Oversampling digital-to-analog conversion

Oversampling digital-to-analog converters employing sigma-delta modulation noise shaping and single-bit quantization are attractive for use in digital audio applications because of their relaxed reconstruction filtering requirements and their tolerance of component mismatch. In such a converter, a multibit digital input is digitally encoded into a single-bit sequence and then converted into a two-level analog signal. However, the use of a two-level D/A interface results in a large amount of out-of-band quantization noise that typically must be attenuated by a carefully designed analog reconstruction filter.;This dissertation examines several aspects of oversampling digital-to-analog conversion.
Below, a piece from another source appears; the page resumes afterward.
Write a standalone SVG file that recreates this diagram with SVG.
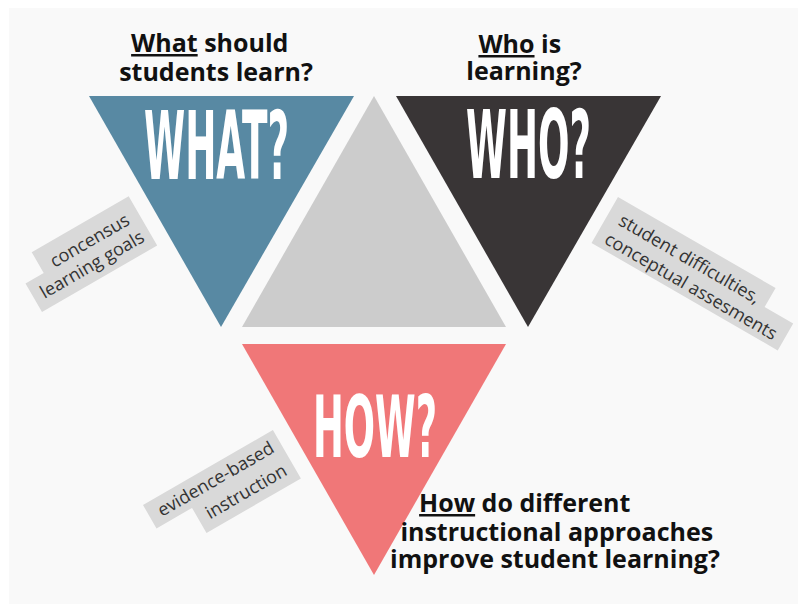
<svg xmlns="http://www.w3.org/2000/svg" width="798" height="604" viewBox="0 0 798 604">
  <style>
    .big { font-family: "DejaVu Sans Condensed", "Liberation Sans", Roboto, sans-serif; font-weight: bold; fill: #ffffff; }
    .head { font-family: "Open Sans", "Noto Sans", "Liberation Sans", sans-serif; font-weight: bold; font-size: 25px; fill: #111111; }
    .lbl { font-family: "Open Sans", "Noto Sans", "Liberation Sans", sans-serif; font-size: 18px; fill: #333333; text-anchor: middle; }
    .box { fill: #d9d9d9; }
    .u { text-decoration: underline; }
  </style>
  <rect x="0" y="0" width="798" height="604" fill="#ffffff"/>
  <rect x="9" y="8" width="789" height="596" fill="#f9f9f9"/>

  <g id="center">
    <polygon points="374,96 242,327 506,327" fill="#cccccc"/>
  </g>

  <g id="what">
    <polygon points="89,96 354,96 221,327" fill="#5889a3"/>
    <text class="big" x="144" y="179" font-size="95" textLength="145" lengthAdjust="spacingAndGlyphs">WHAT?</text>
    <text class="head" text-anchor="middle">
      <tspan x="213" y="52"><tspan class="u">What</tspan> should</tspan>
      <tspan x="216" y="81">students learn?</tspan>
    </text>
  </g>

  <g id="who">
    <polygon points="396,96 661,96 528,327" fill="#393536"/>
    <text class="big" x="466" y="178" font-size="94" textLength="125" lengthAdjust="spacingAndGlyphs">WHO?</text>
    <text class="head" text-anchor="middle">
      <tspan x="523" y="53"><tspan class="u">Who</tspan> is</tspan>
      <tspan x="524" y="80">learning?</tspan>
    </text>
  </g>

  <g id="how">
    <polygon points="242,344 506,344 374,575" fill="#f07778"/>
    <text class="big" x="313" y="457" font-size="86" textLength="124" lengthAdjust="spacingAndGlyphs">HOW?</text>
    <text class="head" text-anchor="middle">
      <tspan x="528" y="512"><tspan class="u">How</tspan> do different</tspan>
      <tspan x="560" y="541">instructional approaches</tspan>
      <tspan x="555" y="568">improve student learning?</tspan>
    </text>
  </g>

  <g id="label-goals" transform="translate(42,312) rotate(-30)">
    <polygon class="box" points="21,-57 133,-57 133,0 0,0 0,-33 21,-33"/>
    <text class="lbl" x="77" y="-32">concensus</text>
    <text class="lbl" x="67" y="-10">learning goals</text>
  </g>

  <g id="label-difficulties" transform="translate(618,197) rotate(30)">
    <polygon class="box" points="0,0 182,0 182,22 215,22 215,53 0,53"/>
    <text class="lbl" x="93" y="24">student difficulties,</text>
    <text class="lbl" x="108" y="47">conceptual assesments</text>
  </g>

  <g id="label-evidence" transform="translate(143,505) rotate(-30)">
    <polygon class="box" points="0,0 150,0 150,56 41,56 41,27 0,27"/>
    <text class="lbl" x="76" y="20">evidence-based</text>
    <text class="lbl" x="96" y="46">instruction</text>
  </g>
</svg>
The noise shaping operation is first studied within the context of the design of second-order and third-order digital noise shapers. The imperfections associated with the conversion of discrete-time analog signals to continuous time are then analyzed. A means of simplifying the reconstruction filter design through the use of a current-mode semi-digital finite-impulse response (FIR) filter is presented. Lastly, a current-to-voltage converter employing a CMOS operational amplifier and a polysilicon feedback resistor is described.;The main emphasis of this dissertation is the implementation of an oversampling D/A converter wherein a current-mode semi-digital FIR filter is used to implement a multi-level digital-to-analog interface that attenuates the out-of-band quantization noise without requiring stringent component matching. An experimental implementation of the converter achieves a dynamic range of 94 dB and 72 dB attenuation of out-of-band quantization noise for a baseband of 20 kHz. The prototype converter, which consists of a linear interpolator, a second-order noise shaper and a 128-tap semi-digital FIR filter, dissipates 59 mW from a 5-V supply and occupies an active area of 3.0...